Cole and his team at CMS constructed the 70-μm mirrors for the system from alternating layers of single-crystal gallium arsenide and aluminum gallium arsenide. The materials combat the need for cryogenic cooling because they exhibit minimal thermomechanical losses at room temperature.

“Very disordered materials can easily lose energy because there are lots of places electrons can bang and collide and generate thermal motion,” Aggarwal said. Both gallium arsenide and aluminum gallium arsenide have detailed, ordered atomic structure, limiting space and potential for the loss of energy.

“For this specific effort, I worked with the groups at MIT and LSU to develop mirrors that met their requirements,” Cole said. “Target mass less than 100 ng, target (mechanical) resonant frequency less than 1 kHz, a target transmission of approximately 250 parts per million (ppm), and as high of a mechanical Q as possible at both room and cryogenic temperatures.
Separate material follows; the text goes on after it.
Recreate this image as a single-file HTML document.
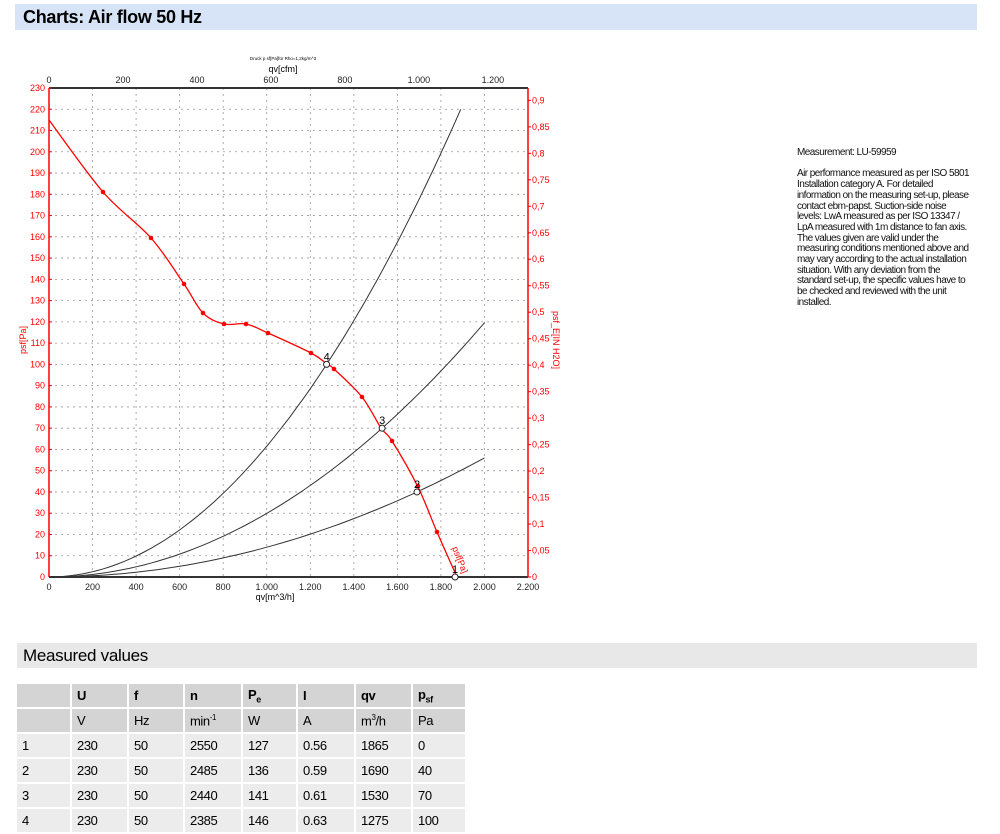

To begin the device design, I defined the layer stack for the multilayer mirror and supporting cantilever.”

An outside vendor grew the crystal while Cole and his team, consisting of process engineers Paula Heu and David Follman (both included in the paper), designed a lithographic mask set and manufactured the devices at the University of California, Santa Barbara’s nanofabrication facility.

“Even just packing and shipping these parts was a challenge,” Cole said. “We had special sample holders designed and machined at MIT and LSU for transporting these extremely fragile structures.”

Industry applications

Once the system was complete, the team, led by LSU’s Thomas Corbitt, installed it in a laser experiment. Using the new squeezer and setup, the researchers effectively characterized the quantum fluctuations in the number of photons versus their timing, as the laser bounced and reflected off the mirrors. The team reduced the quantum noise from the laser by 15% while producing a more precise squeezed light.

“As optomechanical squeezers become more practical, this is the work that started it, Mavalvala said. “It shows that we know how to make these room-temperature, wavelength-agnostic squeezers. As we improve the experiment and materials, we will make better squeezers."

To make a truly pocket-size optomechanical squeezed light source at room temperature, we need micromirrors with low thermal noise and high optical quality. This will be achieved in the future with higher-purity crystalline materials that have lower mechanical dissipation, and with more robust and scalable fabrication techniques than we currently have. Technologies for low-loss transport of squeezed light in optical waveguides would also need to advance,” Mavalvala said.

The team continues to conduct experiments. Numerous industrial applications are driving advances in crystalline materials to improve their electronic, optical, and mechanical properties, Mavalvala said. “In a separate set of experiments, we are also testing and optimizing transport of squeezed states of light in optical fibers. These are some of the building blocks that will enable compact, portable, squeezed light sources,” she said.